__What you have to do__. Do not repeat pictures. Repeat exactly the lines of the listing below from its first line through the line with "(tmat) at (382.7,28)".

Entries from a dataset
'''

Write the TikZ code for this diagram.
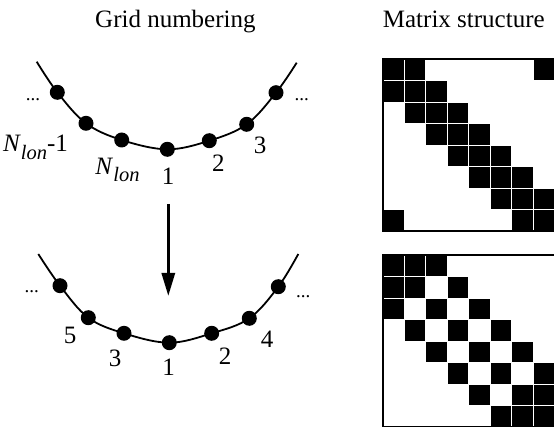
\documentclass[tikz,border=0pt]{standalone}
\usepackage{fontspec}
\setmainfont{Liberation Serif}
\usetikzlibrary{arrows.meta}

\newcommand{\Nlon}{\textit{N}\raisebox{-7.5pt}{\fontsize{20.5}{20.5}\selectfont\itshape lon}}

\begin{document}
\begin{tikzpicture}[x=1pt, y=-1pt,
    dot/.style={circle, fill=black, inner sep=0pt, minimum size=15pt},
    lbl/.style={anchor=base, inner sep=0pt, font=\fontsize{25}{25}\selectfont},
    etc/.style={anchor=base, inner sep=0pt, font=\fontsize{19}{19}\selectfont},
    title/.style={anchor=base west, inner sep=0pt, font=\fontsize{25}{28}\selectfont},
    curve/.style={line width=1.8pt},
    box/.style={line width=1.8pt}]

    \clip (0,0) rectangle (554,427);

    % titles
    \node[title] (tgrid) at (95,28) {Grid numbering};
    \node[title] (tmat) at (382.7,28) {Matrix structure};

    % original numbering
    \coordinate (tl) at (36.7,61.7);
    \coordinate (tr) at (296.7,62.7);
    \foreach \n/\x/\y in {1/57.3/92.3, 2/86/123.3, 3/121.7/140, 4/167.3/149.3,
                          5/209.3/140.7, 6/246.7/124.3, 7/276/92.7}
        \node[dot] (t\n) at (\x,\y) {};
    \draw[curve] plot[smooth, tension=0.6] coordinates {(tl) (t1) (t2) (t3) (t4) (t5) (t6) (t7) (tr)};
    \node[etc] (tdl) at (33,101) {...};
    \node[etc] (tdr) at (301.7,101) {...};
    \node[lbl] (ta) at (35.5,151.7) {\Nlon-1};
    \node[lbl] (tb) at (117.5,174.3) {\Nlon};
    \node[lbl] (tc) at (168,185) {1};
    \node[lbl] (td) at (218.3,171.7) {2};
    \node[lbl] (te) at (260,153.3) {3};

    % renumbering
    \node[inner sep=0pt] (atop) at (168.3,204) {};
    \node[inner sep=0pt] (abot) at (168.3,295) {};
    \draw[line width=3pt, -{Triangle[length=23pt, width=13pt]}, shorten >=-1pt] (atop.center) -- (abot.center);

    % alternating numbering
    \coordinate (bl) at (38.3,254);
    \coordinate (br) at (298.3,254);
    \foreach \n/\x/\y in {1/60/285.7, 2/88.3/317.7, 3/124/333.3, 4/169.3/342.7,
                          5/211.7/333.3, 6/249.3/318.3, 7/278.3/286.7}
        \node[dot] (b\n) at (\x,\y) {};
    \draw[curve] plot[smooth, tension=0.6] coordinates {(bl) (b1) (b2) (b3) (b4) (b5) (b6) (b7) (br)};
    \node[etc] (bdl) at (31.7,292.7) {...};
    \node[etc] (bdr) at (303.3,297.7) {...};
    \node[lbl] (ba) at (70,343.3) {5};
    \node[lbl] (bb) at (115,366.7) {3};
    \node[lbl] (bc) at (168.5,376) {1};
    \node[lbl] (bd) at (225,365) {2};
    \node[lbl] (be) at (267,347.3) {4};

    % matrix, periodic tridiagonal
    \begin{scope}[shift={(382.7,59.3)}]
        \foreach \r/\cols in {0/{0,1,7}, 1/{0,1,2}, 2/{1,2,3}, 3/{2,3,4},
                              4/{3,4,5}, 5/{4,5,6}, 6/{5,6,7}, 7/{0,6,7}}
            \foreach \c in \cols
                \fill (\c*21.5+0.6, \r*21.5+0.6) rectangle ++(20.3,20.3);
        \draw[box] (0,0) rectangle (172,172);
    \end{scope}

    % matrix, after renumbering
    \begin{scope}[shift={(382.7,255.3)}]
        \foreach \r/\cols in {0/{0,1,2}, 1/{0,1,3}, 2/{0,2,4}, 3/{1,3,5},
                              4/{2,4,6}, 5/{3,5,7}, 6/{4,6,7}, 7/{5,6,7}}
            \foreach \c in \cols
                \fill (\c*21.5+0.6, \r*21.5+0.6) rectangle ++(20.3,20.3);
        \draw[box] (0,0) rectangle (172,172);
    \end{scope}

\end{tikzpicture}
\end{document}
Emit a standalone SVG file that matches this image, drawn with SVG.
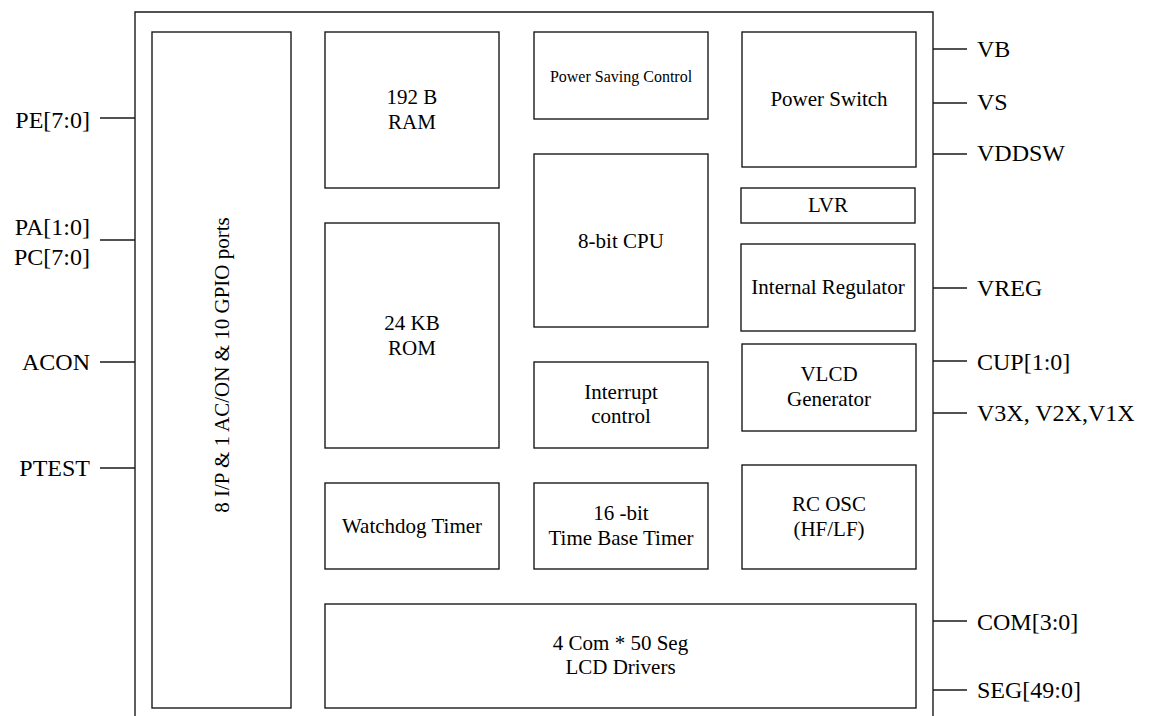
<svg xmlns="http://www.w3.org/2000/svg" width="1150" height="716" viewBox="0 0 1150 716" font-family="'Liberation Serif', 'Times New Roman', Times, serif">
<style>
.box{fill:#fff;stroke:#1a1a1a;stroke-width:1.4}
.ln{stroke:#1a1a1a;stroke-width:1.4;fill:none}
text{font-family:'Liberation Serif','Times New Roman',Times,serif;fill:#000}
.t{font-size:21px;text-anchor:middle}
.s{font-size:16px;text-anchor:middle}
.pl{font-size:24px;text-anchor:end}
.pr{font-size:24px;text-anchor:start}
</style>
<rect width="1150" height="716" fill="#fff"/>
<g id="chip">
<path class="ln" d="M135,720 V12 H933 V720"/>
</g>
<g id="gpio"><rect class="box" x="152" y="32" width="139" height="676"/>
<text class="t" transform="translate(229,365) rotate(-90)">8 I/P &amp; 1 AC/ON &amp; 10 GPIO ports</text></g>
<g id="ram"><rect class="box" x="325" y="32" width="174" height="156"/>
<text class="t" x="412" y="104">192 B</text><text class="t" x="412" y="129">RAM</text></g>
<g id="rom"><rect class="box" x="325" y="223" width="174" height="225"/>
<text class="t" x="412" y="330">24 KB</text><text class="t" x="412" y="355">ROM</text></g>
<g id="psc"><rect class="box" x="534" y="32" width="174" height="87"/>
<text class="s" x="621" y="82">Power Saving Control</text></g>
<g id="cpu"><rect class="box" x="534" y="154" width="174" height="173"/>
<text class="t" x="621" y="248">8-bit CPU</text></g>
<g id="intc"><rect class="box" x="534" y="362" width="174" height="86"/>
<text class="t" x="621" y="399">Interrupt</text><text class="t" x="621" y="423">control</text></g>
<g id="psw"><rect class="box" x="742" y="32" width="174" height="135"/>
<text class="t" x="829" y="106">Power Switch</text></g>
<g id="lvr"><rect class="box" x="741" y="188" width="174" height="35"/>
<text class="t" x="828" y="212">LVR</text></g>
<g id="ireg"><rect class="box" x="741" y="244" width="174" height="87"/>
<text class="t" x="828" y="294">Internal Regulator</text></g>
<g id="vlcd"><rect class="box" x="742" y="344" width="174" height="87"/>
<text class="t" x="829" y="381">VLCD</text><text class="t" x="829" y="406">Generator</text></g>
<g id="rcosc"><rect class="box" x="742" y="465" width="174" height="104"/>
<text class="t" x="829" y="511">RC OSC</text><text class="t" x="829" y="536">(HF/LF)</text></g>
<g id="wdt"><rect class="box" x="325" y="483" width="174" height="86"/>
<text class="t" x="412" y="533">Watchdog Timer</text></g>
<g id="tbt"><rect class="box" x="534" y="483" width="174" height="86"/>
<text class="t" x="621" y="520">16 -bit</text><text class="t" x="621" y="545">Time Base Timer</text></g>
<g id="lcd"><rect class="box" x="325" y="604" width="591" height="104"/>
<text class="t" x="620.5" y="650">4 Com * 50 Seg</text><text class="t" x="620.5" y="674">LCD Drivers</text></g>
<g id="connectors">
<path class="ln" d="M100,118H135 M100,240H135 M100,362H135 M100,468H135"/>
<path class="ln" d="M933,49H967 M933,103H967 M933,154H967 M933,288H967 M933,361H967 M933,413H967 M933,621H967 M933,690H967"/>
</g>
<g id="pins">
<text class="pl" x="90" y="128">PE[7:0]</text>
<text class="pl" x="90" y="235">PA[1:0]</text>
<text class="pl" x="90" y="265">PC[7:0]</text>
<text class="pl" x="90" y="370">ACON</text>
<text class="pl" x="90" y="476">PTEST</text>
<text class="pr" x="977" y="57">VB</text>
<text class="pr" x="977" y="110">VS</text>
<text class="pr" x="977" y="161">VDDSW</text>
<text class="pr" x="977" y="296">VREG</text>
<text class="pr" x="977" y="370">CUP[1:0]</text>
<text class="pr" x="977" y="421">V3X, V2X,V1X</text>
<text class="pr" x="977" y="630">COM[3:0]</text>
<text class="pr" x="977" y="698">SEG[49:0]</text>
</g>
</svg>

'''

__Finished answer__.
Write the TikZ code for this diagram.
\documentclass[tikz,border=0pt]{standalone}
\usepackage{fontspec}
\setmainfont{Liberation Serif}
\usetikzlibrary{arrows.meta}

\newcommand{\Nlon}{\textit{N}\raisebox{-7.5pt}{\fontsize{20.5}{20.5}\selectfont\itshape lon}}

\begin{document}
\begin{tikzpicture}[x=1pt, y=-1pt,
    dot/.style={circle, fill=black, inner sep=0pt, minimum size=15pt},
    lbl/.style={anchor=base, inner sep=0pt, font=\fontsize{25}{25}\selectfont},
    etc/.style={anchor=base, inner sep=0pt, font=\fontsize{19}{19}\selectfont},
    title/.style={anchor=base west, inner sep=0pt, font=\fontsize{25}{28}\selectfont},
    curve/.style={line width=1.8pt},
    box/.style={line width=1.8pt}]

    \clip (0,0) rectangle (554,427);

    % titles
    \node[title] (tgrid) at (95,28) {Grid numbering};
    \node[title] (tmat) at (382.7,28) {Matrix structure};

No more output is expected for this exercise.